TO BE DONE
All of the material below is to be restated word for word, apart from the pictures.

---+---

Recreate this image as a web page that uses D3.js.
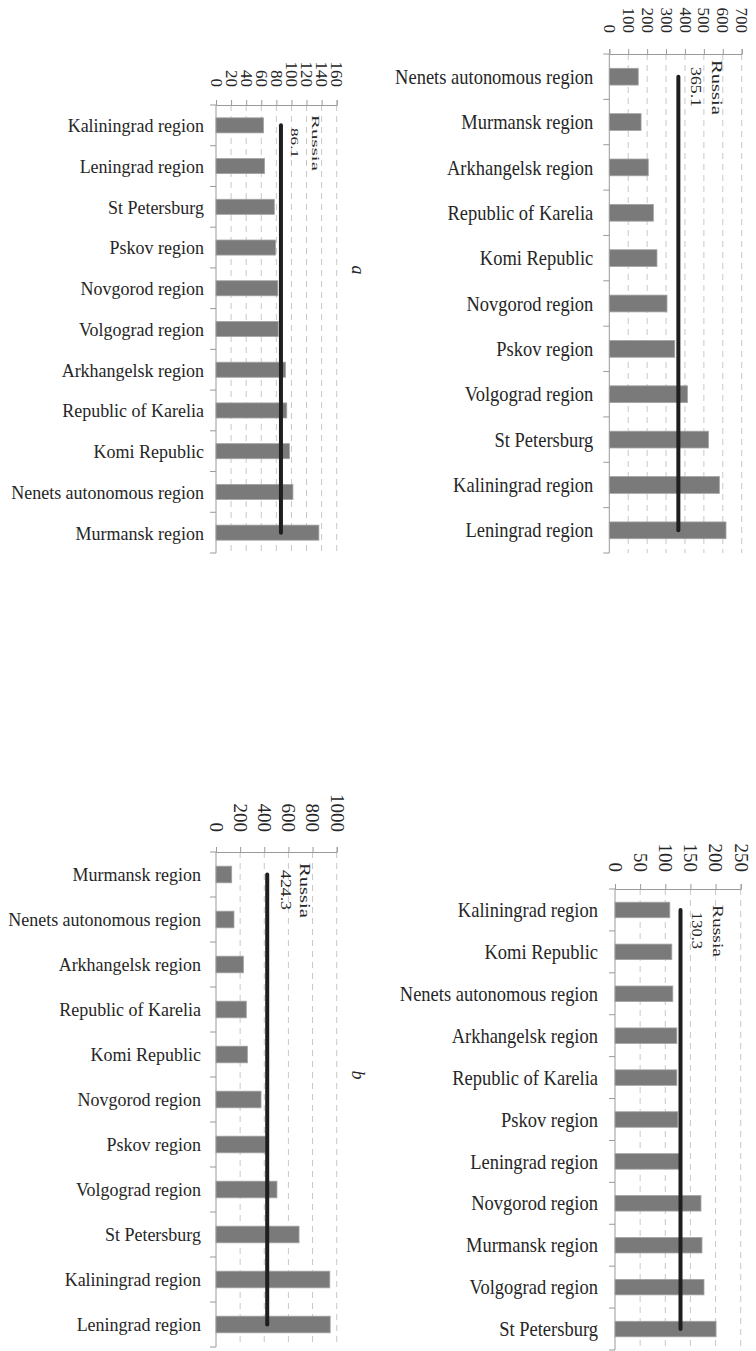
<!DOCTYPE html>
<html>
<head>
<meta charset="utf-8">
<script src="https://cdn.jsdelivr.net/npm/d3@7"></script>
<style>
  body { margin: 0; background: #fff; }
  svg { display: block; }
  text { font-family: "Liberation Serif", "Times New Roman", serif; fill: #262626; }
</style>
</head>
<body>
<svg id="chart" width="756" height="1351"></svg>
<script>
// Panel a, left
const regionsA1 = ["Kaliningrad region", "Leningrad region", "St Petersburg", "Pskov region",
  "Novgorod region", "Volgograd region", "Arkhangelsk region", "Republic of Karelia",
  "Komi Republic", "Nenets autonomous region", "Murmansk region"];
const valuesA1 = [63, 64.4, 77.3, 79, 82, 82.5, 92, 93.8, 97.3, 102, 136.4];
const russiaA1 = 86.1;
const ticksA1 = [0, 20, 40, 60, 80, 100, 120, 140, 160];

// Panel a, right
const regionsA2 = ["Nenets autonomous region", "Murmansk region", "Arkhangelsk region",
  "Republic of Karelia", "Komi Republic", "Novgorod region", "Pskov region",
  "Volgograd region", "St Petersburg", "Kaliningrad region", "Leningrad region"];
const valuesA2 = [153, 168, 206, 233, 252, 305, 346, 413, 524, 582, 617];
const russiaA2 = 365.1;
const ticksA2 = [0, 100, 200, 300, 400, 500, 600, 700];

// Panel b, left
const regionsB1 = ["Murmansk region", "Nenets autonomous region", "Arkhangelsk region",
  "Republic of Karelia", "Komi Republic", "Novgorod region", "Pskov region",
  "Volgograd region", "St Petersburg", "Kaliningrad region", "Leningrad region"];
const valuesB1 = [130, 149, 227, 251, 260, 373, 414, 505, 688, 943, 946];
const russiaB1 = 424.3;
const ticksB1 = [0, 200, 400, 600, 800, 1000];

// Panel b, right
const regionsB2 = ["Kaliningrad region", "Komi Republic", "Nenets autonomous region",
  "Arkhangelsk region", "Republic of Karelia", "Pskov region", "Leningrad region",
  "Novgorod region", "Murmansk region", "Volgograd region", "St Petersburg"];
const valuesB2 = [109, 113, 115, 123, 123, 125, 131, 171, 173, 177, 201];
const russiaB2 = 130.3;
const ticksB2 = [0, 50, 100, 150, 200, 250];

const svg = d3.select("#chart");

const panels = [
  { cats: regionsA1, vals: valuesA1, russia: russiaA1, ticks: ticksA1,
    x0: 216, x1: 336.7, y0: 105, y1: 553, catFont: 18, catGap: 12, tickFont: 17, tickGap: 18,
    ru: { font: 10.5, nameDx: 31, nameDy: 10, nameLen: 56, valDx: 10, valDy: 23, valLen: 30 } },
  { cats: regionsA2, vals: valuesA2, russia: russiaA2, ticks: ticksA2,
    x0: 609.3, x1: 741.7, y0: 54, y1: 553, catFont: 18.5, catGap: 16, tickFont: 17, tickGap: 21,
    ru: { font: 15, nameDx: 34, nameDy: 6, nameLen: 55, valDx: 13, valDy: 13, valLen: 40 } },
  { cats: regionsB1, vals: valuesB1, russia: russiaB1, ticks: ticksB1,
    x0: 216, x1: 336.7, y0: 852, y1: 1347, catFont: 18, catGap: 15, tickFont: 19, tickGap: 20,
    ru: { font: 15, nameDx: 33, nameDy: 11, nameLen: 55, valDx: 14, valDy: 18, valLen: 40 } },
  { cats: regionsB2, vals: valuesB2, russia: russiaB2, ticks: ticksB2,
    x0: 615, x1: 740.7, y0: 889, y1: 1350, catFont: 18.5, catGap: 17, tickFont: 19, tickGap: 17,
    ru: { font: 15, nameDx: 32, nameDy: 16, nameLen: 52, valDx: 11, valDy: 23, valLen: 37 } }
];

panels.forEach(p => {
  const w = p.x1 - p.x0, h = p.y1 - p.y0;
  const x = d3.scaleLinear().domain([0, p.ticks[p.ticks.length - 1]]).range([0, w]);
  const y = d3.scaleBand().domain(p.cats).range([0, h]).paddingInner(0.63).paddingOuter(0.315);
  const step = y.step();
  const g = svg.append("g").attr("transform", `translate(${p.x0},${p.y0})`);

  // dashed gridlines
  g.append("g").selectAll("line")
    .data(p.ticks.filter(t => t > 0))
    .join("line")
    .attr("x1", d => x(d)).attr("x2", d => x(d))
    .attr("y1", 0).attr("y2", h)
    .attr("stroke", "#c8c8c8").attr("stroke-width", 1)
    .attr("stroke-dasharray", "6,5");

  // value axis along the top, labels turned a quarter
  const ax = g.append("g")
    .call(d3.axisTop(x).tickValues(p.ticks).tickSize(5).tickFormat(d => String(d)));
  ax.select(".domain").attr("stroke", "#9a9a9a");
  ax.selectAll(".tick line").attr("stroke", "#9a9a9a");
  ax.selectAll(".tick text")
    .attr("y", 0).attr("x", 0).attr("dy", "0.35em")
    .attr("text-anchor", "end")
    .attr("transform", `translate(0,${-p.tickGap}) rotate(90)`)
    .style("font-size", p.tickFont + "px")
    .attr("fill", "#262626");

  // category axis with ticks between categories
  g.append("line").attr("x1", 0).attr("x2", 0).attr("y1", 0).attr("y2", h)
    .attr("stroke", "#9a9a9a");
  g.append("g").selectAll("line")
    .data(d3.range(p.cats.length + 1))
    .join("line")
    .attr("x1", -6).attr("x2", 0)
    .attr("y1", i => i * step).attr("y2", i => i * step)
    .attr("stroke", "#9a9a9a");
  g.append("g").selectAll("text")
    .data(p.cats)
    .join("text")
    .attr("transform", d => `translate(${-p.catGap},${y(d) + y.bandwidth() / 2}) scale(1,1.1)`)
    .attr("dy", "0.35em")
    .attr("text-anchor", "end")
    .style("font-size", p.catFont + "px")
    .text(d => d);

  // bars
  g.append("g").selectAll("rect")
    .data(p.cats.map((c, i) => ({ c, v: p.vals[i] })))
    .join("rect")
    .attr("x", 0)
    .attr("y", d => y(d.c))
    .attr("width", d => x(d.v))
    .attr("height", y.bandwidth())
    .attr("fill", "#7a7a7a")
    .attr("stroke", "#a3a3a3").attr("stroke-width", 0.8);

  // national average line
  const rx = x(p.russia);
  const first = p.cats[0], last = p.cats[p.cats.length - 1];
  g.append("line")
    .attr("x1", rx).attr("x2", rx)
    .attr("y1", y(first) + y.bandwidth() / 2)
    .attr("y2", y(last) + y.bandwidth() / 2)
    .attr("stroke", "#1e1e1e").attr("stroke-width", 4)
    .attr("stroke-linecap", "round");

  g.append("text")
    .attr("transform", `translate(${rx + p.ru.nameDx},${p.ru.nameDy}) rotate(90)`)
    .attr("textLength", p.ru.nameLen).attr("lengthAdjust", "spacingAndGlyphs")
    .style("font-size", p.ru.font + "px")
    .text("Russia");
  g.append("text")
    .attr("transform", `translate(${rx + p.ru.valDx},${p.ru.valDy}) rotate(90)`)
    .attr("textLength", p.ru.valLen).attr("lengthAdjust", "spacingAndGlyphs")
    .style("font-size", p.ru.font + "px")
    .text(String(p.russia));
});

// panel letters
[["a", 270], ["b", 1075]].forEach(([t, yy]) => {
  svg.append("text")
    .attr("transform", `translate(352,${yy}) rotate(90)`)
    .attr("text-anchor", "middle")
    .style("font-size", "18px").style("font-style", "italic")
    .text(t);
});
</script>
</body>
</html>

---+---

RESULT OF THE EXERCISE
Recreate this image as a web page that uses D3.js.
<!DOCTYPE html>
<html>
<head>
<meta charset="utf-8">
<script src="https://cdn.jsdelivr.net/npm/d3@7"></script>
<style>
  body { margin: 0; background: #fff; }
  svg { display: block; }
  text { font-family: "Liberation Serif", "Times New Roman", serif; fill: #262626; }
</style>
</head>
<body>
<svg id="chart" width="756" height="1351"></svg>
<script>
// Panel a, left
const regionsA1 = ["Kaliningrad region", "Leningrad region", "St Petersburg", "Pskov region",
  "Novgorod region", "Volgograd region", "Arkhangelsk region", "Republic of Karelia",
  "Komi Republic", "Nenets autonomous region", "Murmansk region"];
const valuesA1 = [63, 64.4, 77.3, 79, 82, 82.5, 92, 93.8, 97.3, 102, 136.4];
const russiaA1 = 86.1;
const ticksA1 = [0, 20, 40, 60, 80, 100, 120, 140, 160];

// Panel a, right
const regionsA2 = ["Nenets autonomous region", "Murmansk region", "Arkhangelsk region",
  "Republic of Karelia", "Komi Republic", "Novgorod region", "Pskov region",
  "Volgograd region", "St Petersburg", "Kaliningrad region", "Leningrad region"];
const valuesA2 = [153, 168, 206, 233, 252, 305, 346, 413, 524, 582, 617];
const russiaA2 = 365.1;
const ticksA2 = [0, 100, 200, 300, 400, 500, 600, 700];

// Panel b, left
const regionsB1 = ["Murmansk region", "Nenets autonomous region", "Arkhangelsk region",
  "Republic of Karelia", "Komi Republic", "Novgorod region", "Pskov region",
  "Volgograd region", "St Petersburg", "Kaliningrad region", "Leningrad region"];
const valuesB1 = [130, 149, 227, 251, 260, 373, 414, 505, 688, 943, 946];
const russiaB1 = 424.3;
const ticksB1 = [0, 200, 400, 600, 800, 1000];

// Panel b, right
const regionsB2 = ["Kaliningrad region", "Komi Republic", "Nenets autonomous region",
  "Arkhangelsk region", "Republic of Karelia", "Pskov region", "Leningrad region",
  "Novgorod region", "Murmansk region", "Volgograd region", "St Petersburg"];
const valuesB2 = [109, 113, 115, 123, 123, 125, 131, 171, 173, 177, 201];
const russiaB2 = 130.3;
const ticksB2 = [0, 50, 100, 150, 200, 250];

const svg = d3.select("#chart");

const panels = [
  { cats: regionsA1, vals: valuesA1, russia: russiaA1, ticks: ticksA1,
    x0: 216, x1: 336.7, y0: 105, y1: 553, catFont: 18, catGap: 12, tickFont: 17, tickGap: 18,
    ru: { font: 10.5, nameDx: 31, nameDy: 10, nameLen: 56, valDx: 10, valDy: 23, valLen: 30 } },
  { cats: regionsA2, vals: valuesA2, russia: russiaA2, ticks: ticksA2,
    x0: 609.3, x1: 741.7, y0: 54, y1: 553, catFont: 18.5, catGap: 16, tickFont: 17, tickGap: 21,
    ru: { font: 15, nameDx: 34, nameDy: 6, nameLen: 55, valDx: 13, valDy: 13, valLen: 40 } },
  { cats: regionsB1, vals: valuesB1, russia: russiaB1, ticks: ticksB1,
    x0: 216, x1: 336.7, y0: 852, y1: 1347, catFont: 18, catGap: 15, tickFont: 19, tickGap: 20,
    ru: { font: 15, nameDx: 33, nameDy: 11, nameLen: 55, valDx: 14, valDy: 18, valLen: 40 } },
  { cats: regionsB2, vals: valuesB2, russia: russiaB2, ticks: ticksB2,
    x0: 615, x1: 740.7, y0: 889, y1: 1350, catFont: 18.5, catGap: 17, tickFont: 19, tickGap: 17,
    ru: { font: 15, nameDx: 32, nameDy: 16, nameLen: 52, valDx: 11, valDy: 23, valLen: 37 } }
];

panels.forEach(p => {
  const w = p.x1 - p.x0, h = p.y1 - p.y0;
  const x = d3.scaleLinear().domain([0, p.ticks[p.ticks.length - 1]]).range([0, w]);
  const y = d3.scaleBand().domain(p.cats).range([0, h]).paddingInner(0.63).paddingOuter(0.315);
  const step = y.step();
  const g = svg.append("g").attr("transform", `translate(${p.x0},${p.y0})`);

  // dashed gridlines
  g.append("g").selectAll("line")
    .data(p.ticks.filter(t => t > 0))
    .join("line")
    .attr("x1", d => x(d)).attr("x2", d => x(d))
    .attr("y1", 0).attr("y2", h)
    .attr("stroke", "#c8c8c8").attr("stroke-width", 1)
    .attr("stroke-dasharray", "6,5");

  // value axis along the top, labels turned a quarter
  const ax = g.append("g")
    .call(d3.axisTop(x).tickValues(p.ticks).tickSize(5).tickFormat(d => String(d)));
  ax.select(".domain").attr("stroke", "#9a9a9a");
  ax.selectAll(".tick line").attr("stroke", "#9a9a9a");
  ax.selectAll(".tick text")
    .attr("y", 0).attr("x", 0).attr("dy", "0.35em")
    .attr("text-anchor", "end")
    .attr("transform", `translate(0,${-p.tickGap}) rotate(90)`)
    .style("font-size", p.tickFont + "px")
    .attr("fill", "#262626");

  // category axis with ticks between categories
  g.append("line").attr("x1", 0).attr("x2", 0).attr("y1", 0).attr("y2", h)
    .attr("stroke", "#9a9a9a");
  g.append("g").selectAll("line")
    .data(d3.range(p.cats.length + 1))
    .join("line")
    .attr("x1", -6).attr("x2", 0)
    .attr("y1", i => i * step).attr("y2", i => i * step)
    .attr("stroke", "#9a9a9a");
  g.append("g").selectAll("text")
    .data(p.cats)
    .join("text")
    .attr("transform", d => `translate(${-p.catGap},${y(d) + y.bandwidth() / 2}) scale(1,1.1)`)
    .attr("dy", "0.35em")
    .attr("text-anchor", "end")
    .style("font-size", p.catFont + "px")
    .text(d => d);

  // bars
  g.append("g").selectAll("rect")
    .data(p.cats.map((c, i) => ({ c, v: p.vals[i] })))
    .join("rect")
    .attr("x", 0)
    .attr("y", d => y(d.c))
    .attr("width", d => x(d.v))
    .attr("height", y.bandwidth())
    .attr("fill", "#7a7a7a")
    .attr("stroke", "#a3a3a3").attr("stroke-width", 0.8);

  // national average line
  const rx = x(p.russia);
  const first = p.cats[0], last = p.cats[p.cats.length - 1];
  g.append("line")
    .attr("x1", rx).attr("x2", rx)
    .attr("y1", y(first) + y.bandwidth() / 2)
    .attr("y2", y(last) + y.bandwidth() / 2)
    .attr("stroke", "#1e1e1e").attr("stroke-width", 4)
    .attr("stroke-linecap", "round");

  g.append("text")
    .attr("transform", `translate(${rx + p.ru.nameDx},${p.ru.nameDy}) rotate(90)`)
    .attr("textLength", p.ru.nameLen).attr("lengthAdjust", "spacingAndGlyphs")
    .style("font-size", p.ru.font + "px")
    .text("Russia");
  g.append("text")
    .attr("transform", `translate(${rx + p.ru.valDx},${p.ru.valDy}) rotate(90)`)
    .attr("textLength", p.ru.valLen).attr("lengthAdjust", "spacingAndGlyphs")
    .style("font-size", p.ru.font + "px")
    .text(String(p.russia));
});

// panel letters
[["a", 270], ["b", 1075]].forEach(([t, yy]) => {
  svg.append("text")
    .attr("transform", `translate(352,${yy}) rotate(90)`)
    .attr("text-anchor", "middle")
    .style("font-size", "18px").style("font-style", "italic")
    .text(t);
});
</script>
</body>
</html>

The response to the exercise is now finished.